Don Felipe de Borbón ha conseguido transmitir dos valores esenciales: seguridad y ejemplaridad. Seguridad en su conocimiento de las labores que le son propias, tales como garantizar estabilidad e imparcialidad, y representar de forma serena los intereses y la configuración del Estado y de sus ciudadanos dentro y fuera de España; y ejemplaridad en las decisiones tomadas en relación con la transparencia y austeridad de la Casa y sus miembros, decisiones en las que no se puede detectar un solo desliz. Hoy allá donde va Felipe VI impresiona y cautiva, sea visitando a un jefe de Estado de por ahí o inaugurando una fábrica de pinturas. Incluso presidiendo una final de Copa de fútbol ante parte de aficiones hostiles a los símbolos comunes. Entendamos que ha sido educado para ello y ha resultado aplicado en su aprendizaje, cuenta con buenos colaboradores en su entorno inmediato, conoce a todos los que danzan por la vida nacional y estudia cada comparecencia como para que no se le escape detalle alguno. Y se ha ganado, de forma meteórica, el favor popular. Los problemas de España ahora son otros, pero entre ellos no está la Corona.

Pude comprobarlo en su reciente visita a Sevilla con motivo de la inauguración de las instalaciones de Persán, la factoría del gran José Moya, Pepe para los amigos y magnífico ganadero de toros bravos en sus horas libres. Después de cortar la cinta y esas cosas, Felipe VI podía haber montado en su helicóptero y haberse puesto las babuchas en casa tranquilamente, pero acertó queriendo asistir durante unas horas al paso de algunas cofradías de Semana Santa, cosa que Sevilla no olvida.

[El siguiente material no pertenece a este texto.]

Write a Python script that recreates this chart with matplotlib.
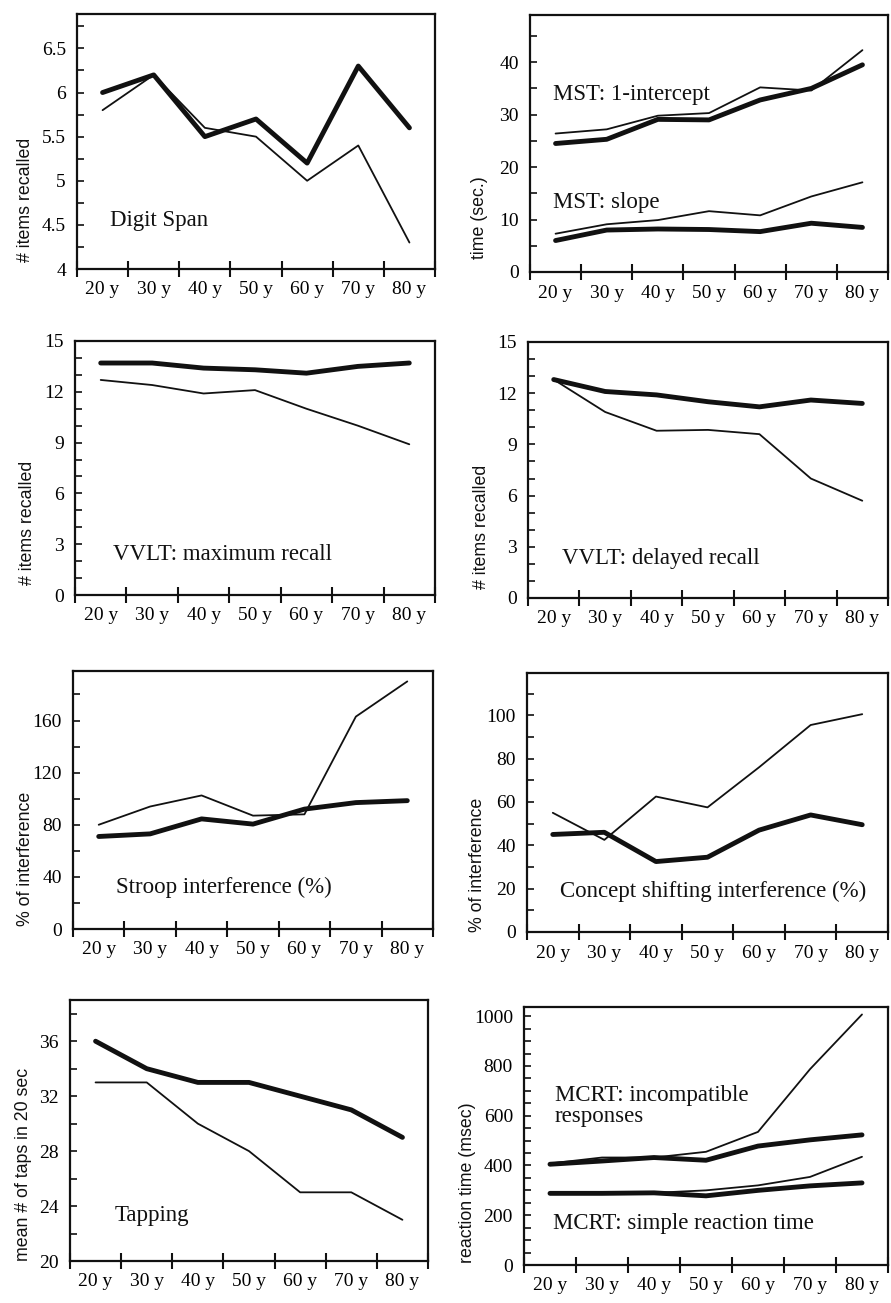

Era Lunes Santo y pudo comprobar el fervor por algunas hermandades de barrio, populares, arrebatadoras, felices, como Santa Genoveva del Tiro de Línea, el Cautivo del Polígono o la Virgen del Rocío de la Redención. También para visitar en su templo a dos hermandades de corte clásico y denso, El Museo y Santa Marta. Tocó 'martillos' (el llamador para alzar los pasos), como metáfora de la llamada al esfuerzo común de los españoles, recibió la petición de venias, observó el transitar de los pasos por la Campana y escuchó la impresionante saeta de Manuel Cuevas a la Virgen de El Beso de Judas.

Y firmó dedicatorias para los chiquillos, saludó a los cofrades apostados tras las vallas o en las sillas de la carrera oficial. Y yo pude comprobarlo porque estaba allí y lo vi con estos ojos que se han de comer la tierra: era vitoreado y querido de forma sincera por un público agradecido.